Credit Unions

You’ve likely heard of credit unions, but you may be wondering how are they any different than a bank? We’re here to help you understand who we are, what we stand for, and the differences (and similarities) between credit unions and banks.


What is a Credit Union? »

 

Credit unions are financial institutions that are member owned cooperatives. Credit unions are not-for-profits that look to serve their members as the primary duty. Typically, this means that credit unions have better rates, reduced fees, and better service.
Credit unions were first created in Germany in the 1800s. People with a common bond deposited money into a credit union for the purpose of making loans for productive purposes to borrowers based on their character. Prior to this, loans were made by banks to people of wealth. Common people had to rely on high interest loans from loan sharks and pawn brokers. It wasn't until the 1900s that credit unions moved to the western side of the world.

What is the Credit Union Difference? »

 

Not for Profit, Not for Charity, But for Service - It’s true! Credit unions are financial cooperatives, owned by the people who use the credit union. Since the focus is on service (not profit), members benefit with lower rates on loans, higher rates on savings, and often pay fewer fees and service charges on the same services offered by other financial institutions.

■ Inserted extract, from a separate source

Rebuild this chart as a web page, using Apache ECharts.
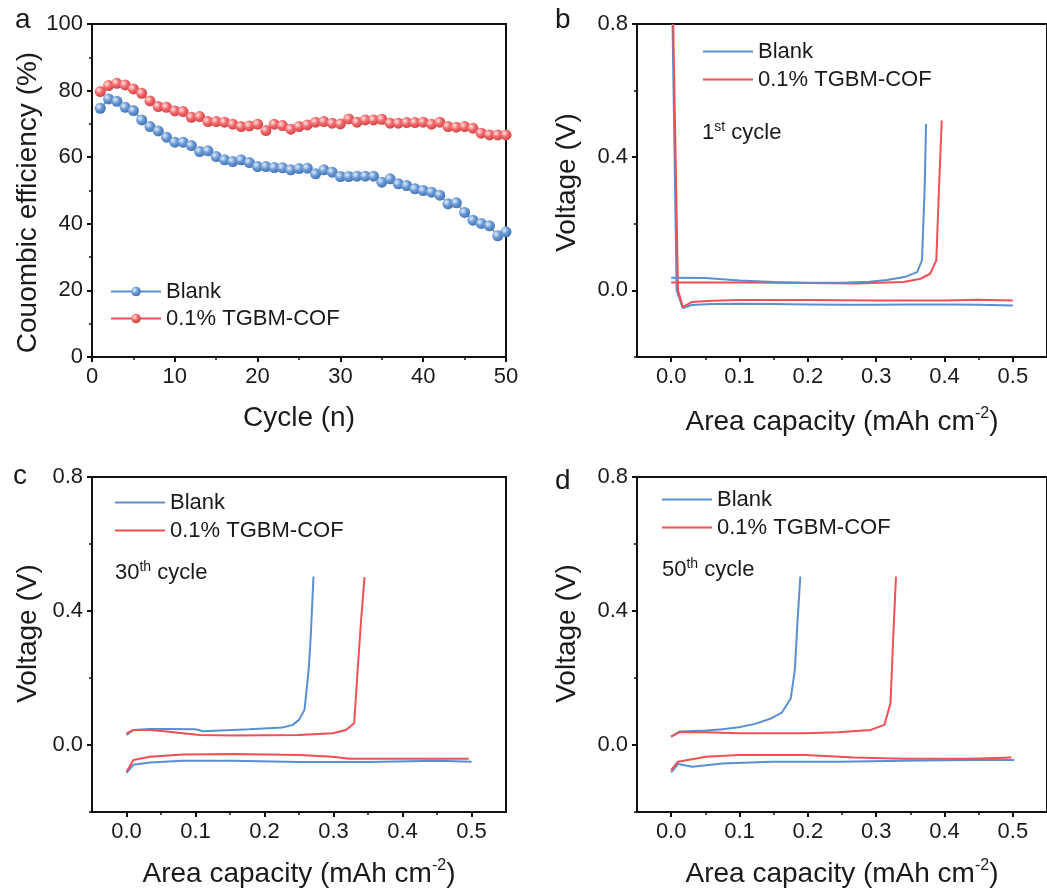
<!DOCTYPE html>
<html>
<head>
<meta charset="utf-8">
<script src="https://cdn.jsdelivr.net/npm/echarts@6/dist/echarts.min.js"></script>
<style>
html,body{margin:0;padding:0;background:#fff;}
#chart{width:1047px;height:892px;}
</style>
</head>
<body>
<div id="chart"></div>
<script>
// ---------- Data ----------
const cycles = [1,2,3,4,5,6,7,8,9,10,11,12,13,14,15,16,17,18,19,20,21,22,23,24,25,26,27,28,29,30,31,32,33,34,35,36,37,38,39,40,41,42,43,44,45,46,47,48,49,50];
const ceBlank = [74.7,77.5,76.8,75.0,74.0,71.2,69.2,67.9,66.0,64.5,64.5,63.5,61.7,61.9,60.2,59.2,58.7,59.2,58.4,57.2,57.2,56.9,56.8,56.2,56.6,56.7,55.0,56.2,55.5,54.2,54.2,54.3,54.3,54.3,52.5,53.5,52.0,51.5,50.5,50.0,49.5,48.6,46.0,46.3,43.4,41.1,40.1,39.4,36.4,37.6];
const ceCOF = [79.7,81.5,82.2,81.7,80.5,79.2,76.9,75.2,75.0,73.9,73.7,72.0,72.2,70.7,70.7,70.5,69.9,69.2,69.4,69.9,68.0,69.9,69.5,68.4,69.2,69.7,70.5,70.7,70.2,70.0,71.5,70.5,71.2,71.2,71.4,70.2,70.2,70.4,70.4,70.5,69.9,70.5,69.2,69.0,69.2,68.7,67.2,66.7,66.7,66.7];

const ceXTicks = [0,10,20,30,40,50];
const ceYTicks = [0,20,40,60,80,100];
const capTicks = [0,0.1,0.2,0.3,0.4,0.5];
const capMinorTicks = [0.05,0.15,0.25,0.35,0.45];
const voltTicks = [0,0.4,0.8];
const voltMinorTicks = [-0.2,0.2,0.6];

// 1st cycle: [capacity, voltage]
const c1BlankPlate = [[0.002,0.80],[0.008,0.0],[0.017,-0.053],[0.03,-0.044],[0.06,-0.041],[0.1,-0.040],[0.15,-0.041],[0.2,-0.042],[0.25,-0.043],[0.3,-0.043],[0.35,-0.042],[0.4,-0.042],[0.45,-0.043],[0.5,-0.045]];
const c1BlankStrip = [[0.0,0.038],[0.05,0.037],[0.1,0.030],[0.15,0.025],[0.2,0.023],[0.25,0.023],[0.29,0.026],[0.316,0.031],[0.341,0.040],[0.360,0.055],[0.367,0.090],[0.371,0.31],[0.373,0.50]];
const c1CofPlate = [[0.003,0.80],[0.010,0.0],[0.017,-0.050],[0.03,-0.035],[0.06,-0.031],[0.1,-0.029],[0.2,-0.029],[0.3,-0.030],[0.4,-0.030],[0.45,-0.028],[0.5,-0.030]];
const c1CofStrip = [[0.0,0.024],[0.1,0.024],[0.2,0.022],[0.27,0.021],[0.34,0.025],[0.365,0.035],[0.379,0.050],[0.388,0.090],[0.392,0.31],[0.396,0.51]];

// 30th cycle
const c30BlankStrip = [[0.0,0.030],[0.01,0.045],[0.034,0.048],[0.058,0.048],[0.10,0.047],[0.111,0.041],[0.178,0.047],[0.226,0.052],[0.241,0.060],[0.250,0.075],[0.258,0.105],[0.264,0.224],[0.267,0.324],[0.271,0.503]];
const c30BlankPlate = [[0.0,-0.083],[0.01,-0.059],[0.034,-0.052],[0.082,-0.047],[0.154,-0.047],[0.25,-0.051],[0.35,-0.051],[0.45,-0.047],[0.5,-0.050]];
const c30CofStrip = [[0.0,0.035],[0.01,0.045],[0.034,0.045],[0.058,0.040],[0.106,0.030],[0.154,0.028],[0.25,0.030],[0.299,0.035],[0.318,0.045],[0.330,0.065],[0.335,0.224],[0.340,0.373],[0.345,0.501]];
const c30CofPlate = [[0.0,-0.080],[0.01,-0.045],[0.034,-0.035],[0.082,-0.028],[0.154,-0.027],[0.25,-0.030],[0.299,-0.035],[0.323,-0.041],[0.395,-0.041],[0.45,-0.041],[0.496,-0.041]];

// 50th cycle
const c50BlankStrip = [[0.0,0.025],[0.012,0.040],[0.051,0.043],[0.075,0.047],[0.099,0.053],[0.123,0.063],[0.147,0.080],[0.162,0.097],[0.175,0.139],[0.181,0.224],[0.185,0.373],[0.189,0.503]];
const c50BlankPlate = [[0.0,-0.082],[0.010,-0.057],[0.031,-0.065],[0.075,-0.055],[0.147,-0.050],[0.244,-0.050],[0.34,-0.047],[0.437,-0.045],[0.502,-0.045]];
const c50CofStrip = [[0.0,0.025],[0.012,0.038],[0.051,0.038],[0.099,0.035],[0.196,0.035],[0.244,0.038],[0.292,0.045],[0.312,0.060],[0.321,0.125],[0.325,0.324],[0.329,0.503]];
const c50CofPlate = [[0.0,-0.075],[0.010,-0.050],[0.051,-0.035],[0.099,-0.030],[0.196,-0.030],[0.268,-0.037],[0.34,-0.041],[0.437,-0.041],[0.498,-0.037]];

const NAME_BLANK = 'Blank';
const NAME_COF = '0.1% TGBM-COF';

// ---------- Styles ----------
const FONT = 'Liberation Sans, Arial, Helvetica, sans-serif';
const BLUE = '#5b8fd0';
const RED = '#f04f53';
const INK = '#1a1a1a';
const TICK_FS = 22;
const TITLE_FS = 28;
const LEG_FS = 22;

function ball(c0, c1, c2) {
  return {type:'radial', x:0.35, y:0.35, r:0.75,
    colorStops:[{offset:0,color:c0},{offset:0.45,color:c1},{offset:1,color:c2}]};
}

const chart = echarts.init(document.getElementById('chart'), null, {renderer:'canvas'});

const grids = [
  {left:92, top:24, width:414, height:333},
  {left:637, top:24, width:414, height:333},
  {left:92, top:477, width:414, height:335},
  {left:637, top:477, width:414, height:335}
].map(g => Object.assign(g, {show:true, borderColor:'#111', borderWidth:2, backgroundColor:'transparent', containLabel:false}));

const lineAx = {show:true, onZero:false, lineStyle:{color:'#111', width:2}};
const labelStyle = {color:INK, fontSize:TICK_FS, fontFamily:FONT};

const supRich = {sup:{fontSize:16, fontFamily:FONT, color:INK, verticalAlign:'top', lineHeight:32}};

const xAxes = [];
const yAxes = [];

// panel a axes
xAxes.push({
  type:'value', gridIndex:0, min:ceXTicks[0], max:ceXTicks[ceXTicks.length-1], interval:10,
  axisLine:lineAx, splitLine:{show:false},
  axisTick:{show:true, inside:false, length:5, lineStyle:{color:'#111', width:2}},
  minorTick:{show:true, splitNumber:2, length:3, lineStyle:{color:'#111', width:1.5}},
  axisLabel:Object.assign({margin:9}, labelStyle),
  name:'Cycle (n)', nameLocation:'middle', nameGap:47,
  nameTextStyle:{fontSize:TITLE_FS, fontFamily:FONT, color:INK}
});
yAxes.push({
  type:'value', gridIndex:0, min:ceYTicks[0], max:ceYTicks[ceYTicks.length-1], interval:20,
  axisLine:lineAx, splitLine:{show:false},
  axisTick:{show:true, inside:false, length:5, lineStyle:{color:'#111', width:2}},
  minorTick:{show:true, splitNumber:2, length:3, lineStyle:{color:'#111', width:1.5}},
  axisLabel:Object.assign({margin:9}, labelStyle),
  name:'Couombic efficiency (%)', nameLocation:'middle', nameGap:50,
  nameTextStyle:{fontSize:TITLE_FS, fontFamily:FONT, color:INK, padding:[0,24,0,0]}
});

function voltageAxes(gi, xGap, yGap, yPad) {
  xAxes.push({
    type:'value', gridIndex:gi, min:-0.05, max:0.55,
    axisLine:lineAx, splitLine:{show:false},
    axisTick:{show:true, inside:false, length:5, customValues:capTicks, lineStyle:{color:'#111', width:2}},
    axisLabel:Object.assign({margin:9, customValues:capTicks, formatter:v => v.toFixed(1)}, labelStyle),
    name:'Area capacity (mAh cm{sup|-2})', nameLocation:'middle', nameGap:xGap,
    nameTextStyle:{fontSize:TITLE_FS, fontFamily:FONT, color:INK, rich:supRich}
  });
  xAxes.push({
    type:'value', gridIndex:gi, min:-0.05, max:0.55, position:'bottom',
    axisLine:{show:false, onZero:false}, splitLine:{show:false},
    axisTick:{show:true, inside:false, length:3, customValues:capMinorTicks, lineStyle:{color:'#111', width:1.5}},
    axisLabel:{show:false}
  });
  yAxes.push({
    type:'value', gridIndex:gi, min:-0.2, max:0.8,
    axisLine:lineAx, splitLine:{show:false},
    axisTick:{show:true, inside:false, length:5, customValues:voltTicks, lineStyle:{color:'#111', width:2}},
    axisLabel:Object.assign({margin:9, customValues:voltTicks, formatter:v => v.toFixed(1)}, labelStyle),
    name:'Voltage (V)', nameLocation:'middle', nameGap:yGap,
    nameTextStyle:{fontSize:TITLE_FS, fontFamily:FONT, color:INK, padding:yPad}
  });
  yAxes.push({
    type:'value', gridIndex:gi, min:-0.2, max:0.8, position:'left',
    axisLine:{show:false, onZero:false}, splitLine:{show:false},
    axisTick:{show:true, inside:false, length:3, customValues:voltMinorTicks, lineStyle:{color:'#111', width:1.5}},
    axisLabel:{show:false}
  });
}
voltageAxes(1, 49, 56, [0,0,0,16]);
voltageAxes(2, 46, 50, [0,0,0,22]);
voltageAxes(3, 46, 56, [0,0,0,22]);

const series = [];
series.push({
  type:'line', name:NAME_BLANK, xAxisIndex:0, yAxisIndex:0,
  data:cycles.map((c,i) => [c, ceBlank[i]]),
  symbol:'circle', symbolSize:11, showSymbol:true,
  lineStyle:{color:BLUE, width:1.5},
  itemStyle:{color:ball('#e4eefa', '#6a9ad6', '#3a6aa8')},
  z:3
});
series.push({
  type:'line', name:NAME_COF, xAxisIndex:0, yAxisIndex:0,
  data:cycles.map((c,i) => [c, ceCOF[i]]),
  symbol:'circle', symbolSize:11, showSymbol:true,
  lineStyle:{color:RED, width:1.5},
  itemStyle:{color:ball('#fde6e6', '#f2696b', '#c83c3e')},
  z:3
});

function vLine(name, color, data, xi, yi) {
  series.push({type:'line', name:name, xAxisIndex:xi, yAxisIndex:yi, data:data,
    symbol:'none', showSymbol:false, lineStyle:{color:color, width:2}, itemStyle:{color:color}, clip:true});
}
vLine(NAME_BLANK, BLUE, c1BlankPlate, 1, 1);
vLine(NAME_COF, RED, c1CofPlate, 1, 1);
vLine(NAME_COF, RED, c1CofStrip, 1, 1);
vLine(NAME_BLANK, BLUE, c1BlankStrip, 1, 1);

vLine(NAME_BLANK, BLUE, c30BlankPlate, 3, 3);
vLine(NAME_COF, RED, c30CofPlate, 3, 3);
vLine(NAME_BLANK, BLUE, c30BlankStrip, 3, 3);
vLine(NAME_COF, RED, c30CofStrip, 3, 3);

vLine(NAME_BLANK, BLUE, c50BlankPlate, 5, 5);
vLine(NAME_COF, RED, c50CofPlate, 5, 5);
vLine(NAME_BLANK, BLUE, c50BlankStrip, 5, 5);
vLine(NAME_COF, RED, c50CofStrip, 5, 5);

function lineLegend(left, top) {
  return {
    left:left, top:top, orient:'vertical', itemWidth:50, itemHeight:2, itemGap:5,
    selectedMode:false, padding:0,
    textStyle:{fontSize:LEG_FS, fontFamily:FONT, color:INK, lineHeight:23, padding:[0,0,0,0]},
    data:[
      {name:NAME_BLANK, icon:'rect', itemStyle:{color:BLUE}},
      {name:NAME_COF, icon:'rect', itemStyle:{color:RED}}
    ]
  };
}

const legends = [
  {
    left:110, top:280, orient:'vertical', itemWidth:50, itemHeight:12, itemGap:4,
    selectedMode:false, padding:0,
    textStyle:{fontSize:LEG_FS, fontFamily:FONT, color:INK, lineHeight:23},
    data:[NAME_BLANK, NAME_COF]
  },
  lineLegend(703, 40),
  lineLegend(115, 491),
  lineLegend(662, 488)
];

function label(text, left, top, fs) {
  return {text:text, left:left, top:top, padding:0,
    textStyle:{fontSize:fs, fontWeight:'normal', fontFamily:FONT, color:INK,
      rich:{sup:{fontSize:14, fontFamily:FONT, color:INK, verticalAlign:'top', lineHeight:26},
            n:{fontSize:fs, fontFamily:FONT, color:INK, lineHeight:26}}}};
}

const titles = [
  label('a', 15, 6, 28),
  label('b', 555, 6, 28),
  label('c', 13, 462, 28),
  label('d', 555, 467, 28),
  label('{n|1}{sup|st}{n| cycle}', 702, 120, 22),
  label('{n|30}{sup|th}{n| cycle}', 115, 560, 22),
  label('{n|50}{sup|th}{n| cycle}', 662, 557, 22)
];

chart.setOption({
  animation:false,
  backgroundColor:'#fff',
  title:titles,
  legend:legends,
  grid:grids,
  xAxis:xAxes,
  yAxis:yAxes,
  series:series
});
</script>
</body>
</html>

What is the Credit Union Philosophy? »

 

“People Helping People” - Is more than just a slogan—it’s the way credit unions operate each and every day. Around the world, and here at home, credit unions focus on improving the quality of life for their members, their families, and the community.

Who Owns a Credit Union? »

 

You do! As a credit union member, you own your credit union. When you open a share account, you get one share of ownership in the credit union with the right and responsibility to have a say in how it is operated. No matter how much money you have in your account, you only get one share of ownership which equal one vote at the Annual Meeting.

You are entitled to elect, and be elected to, the volunteer Board of Directors, which is comprised of your fellow members. The Board of Directors set policies for the operation of the credit union based on the needs and wishes of the members. The Board of Directors also establish dividend rates, loan interest rates, and fees.

Who is Eligible for Membership? »

 

To become a credit union member, you have to meet certain requirements. Typically, these include needing to live, work, or worship in a specific location. This is typically referred to as the Field of Membership.

What Products and Services do Credit Unions Offer? »

 

Most credit unions offer the same products and services as banks. These include mortgages, credit cards, home equities, checking and savings accounts, auto loans, online and mobile banking, and ATMs. These products and services often come with lower interest rates, higher savings rates, lower balance requirements, and better member service. At a credit union you will often find that you get more individualized attention and service.

What is Shared Branching? »

 

Shared branching is a network of credit unions that allows members of participating credit unions to perform certain transactions and services at other credit unions that are in the shared branching network. The terms and conditions of shared branching may vary from one credit union to the next, so it is important to talk with your credit union to find out what you can and can not do when utilizing shared branching.